◆ **What the task requires**
Please say how many lines of the listing hold "chart", with no other words in the answer.

◆ **Data segment**
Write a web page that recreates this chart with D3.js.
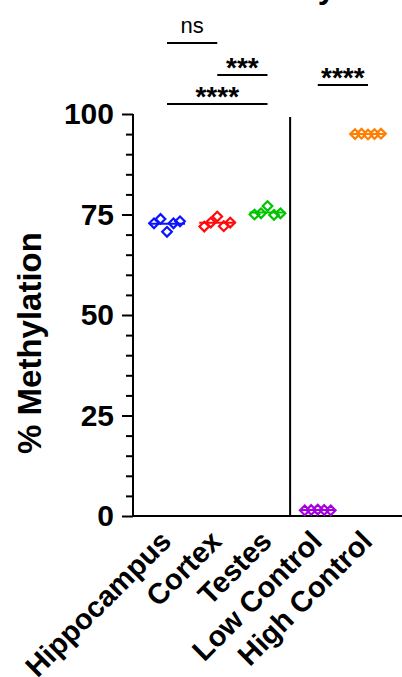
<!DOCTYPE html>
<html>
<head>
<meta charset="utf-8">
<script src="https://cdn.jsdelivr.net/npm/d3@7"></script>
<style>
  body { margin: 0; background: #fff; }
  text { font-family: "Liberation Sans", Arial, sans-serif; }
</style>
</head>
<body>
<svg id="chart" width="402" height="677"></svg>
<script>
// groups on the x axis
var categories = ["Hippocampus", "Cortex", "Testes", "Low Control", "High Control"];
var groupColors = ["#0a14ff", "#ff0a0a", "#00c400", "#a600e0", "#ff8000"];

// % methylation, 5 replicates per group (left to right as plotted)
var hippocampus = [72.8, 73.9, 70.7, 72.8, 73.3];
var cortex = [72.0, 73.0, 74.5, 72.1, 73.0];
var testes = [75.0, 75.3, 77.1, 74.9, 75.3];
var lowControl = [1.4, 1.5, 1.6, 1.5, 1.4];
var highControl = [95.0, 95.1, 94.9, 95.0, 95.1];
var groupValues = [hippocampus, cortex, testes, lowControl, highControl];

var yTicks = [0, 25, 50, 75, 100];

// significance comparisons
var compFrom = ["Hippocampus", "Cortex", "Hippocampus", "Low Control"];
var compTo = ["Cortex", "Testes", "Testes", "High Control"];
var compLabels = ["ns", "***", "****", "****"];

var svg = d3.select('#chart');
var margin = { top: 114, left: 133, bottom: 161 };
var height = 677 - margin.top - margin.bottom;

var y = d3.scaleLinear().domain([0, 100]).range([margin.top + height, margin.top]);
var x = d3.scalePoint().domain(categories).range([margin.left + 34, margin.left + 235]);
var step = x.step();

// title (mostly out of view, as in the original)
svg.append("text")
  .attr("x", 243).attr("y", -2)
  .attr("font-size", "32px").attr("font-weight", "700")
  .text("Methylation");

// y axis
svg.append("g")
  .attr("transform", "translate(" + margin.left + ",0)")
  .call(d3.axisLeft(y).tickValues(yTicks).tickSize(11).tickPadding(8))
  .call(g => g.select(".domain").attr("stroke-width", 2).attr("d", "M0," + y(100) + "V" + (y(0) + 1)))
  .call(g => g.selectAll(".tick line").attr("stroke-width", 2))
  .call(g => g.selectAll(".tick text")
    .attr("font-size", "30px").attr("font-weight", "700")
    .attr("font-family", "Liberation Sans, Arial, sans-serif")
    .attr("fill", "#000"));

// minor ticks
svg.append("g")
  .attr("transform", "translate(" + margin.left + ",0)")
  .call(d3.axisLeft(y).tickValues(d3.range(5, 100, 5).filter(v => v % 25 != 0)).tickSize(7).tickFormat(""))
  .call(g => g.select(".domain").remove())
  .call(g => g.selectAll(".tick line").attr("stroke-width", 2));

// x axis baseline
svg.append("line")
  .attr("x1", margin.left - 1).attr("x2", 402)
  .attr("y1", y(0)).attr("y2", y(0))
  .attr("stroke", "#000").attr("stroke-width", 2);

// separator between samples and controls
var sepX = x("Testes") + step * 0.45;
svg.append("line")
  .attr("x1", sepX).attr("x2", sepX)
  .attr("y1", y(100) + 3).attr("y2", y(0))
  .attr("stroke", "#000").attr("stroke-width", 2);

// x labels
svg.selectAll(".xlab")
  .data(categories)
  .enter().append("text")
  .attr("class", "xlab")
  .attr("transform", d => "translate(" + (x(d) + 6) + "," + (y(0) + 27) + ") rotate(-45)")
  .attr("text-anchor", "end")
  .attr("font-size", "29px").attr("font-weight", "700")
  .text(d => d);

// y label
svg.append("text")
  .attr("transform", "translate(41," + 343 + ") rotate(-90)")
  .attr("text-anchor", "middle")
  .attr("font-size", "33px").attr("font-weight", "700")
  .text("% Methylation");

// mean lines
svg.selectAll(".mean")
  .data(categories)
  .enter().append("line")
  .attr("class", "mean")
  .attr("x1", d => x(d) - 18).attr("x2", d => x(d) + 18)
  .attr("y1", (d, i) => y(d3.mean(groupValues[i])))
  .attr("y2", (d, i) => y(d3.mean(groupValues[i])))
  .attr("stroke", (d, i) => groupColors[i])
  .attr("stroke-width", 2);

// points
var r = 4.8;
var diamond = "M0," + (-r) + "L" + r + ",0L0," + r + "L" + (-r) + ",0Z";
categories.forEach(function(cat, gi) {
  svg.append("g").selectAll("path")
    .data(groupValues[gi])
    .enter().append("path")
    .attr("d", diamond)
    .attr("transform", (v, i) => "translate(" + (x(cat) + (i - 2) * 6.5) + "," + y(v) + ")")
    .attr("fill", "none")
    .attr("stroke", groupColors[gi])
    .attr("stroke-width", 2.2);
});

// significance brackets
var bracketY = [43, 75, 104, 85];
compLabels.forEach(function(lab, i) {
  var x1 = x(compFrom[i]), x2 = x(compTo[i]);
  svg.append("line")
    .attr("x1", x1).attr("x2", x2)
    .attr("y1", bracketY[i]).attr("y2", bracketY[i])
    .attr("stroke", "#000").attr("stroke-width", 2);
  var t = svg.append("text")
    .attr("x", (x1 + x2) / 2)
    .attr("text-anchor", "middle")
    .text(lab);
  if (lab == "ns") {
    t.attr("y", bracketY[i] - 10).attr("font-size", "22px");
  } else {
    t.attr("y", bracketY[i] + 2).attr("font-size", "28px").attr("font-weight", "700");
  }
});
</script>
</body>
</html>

◆ **Reply**
3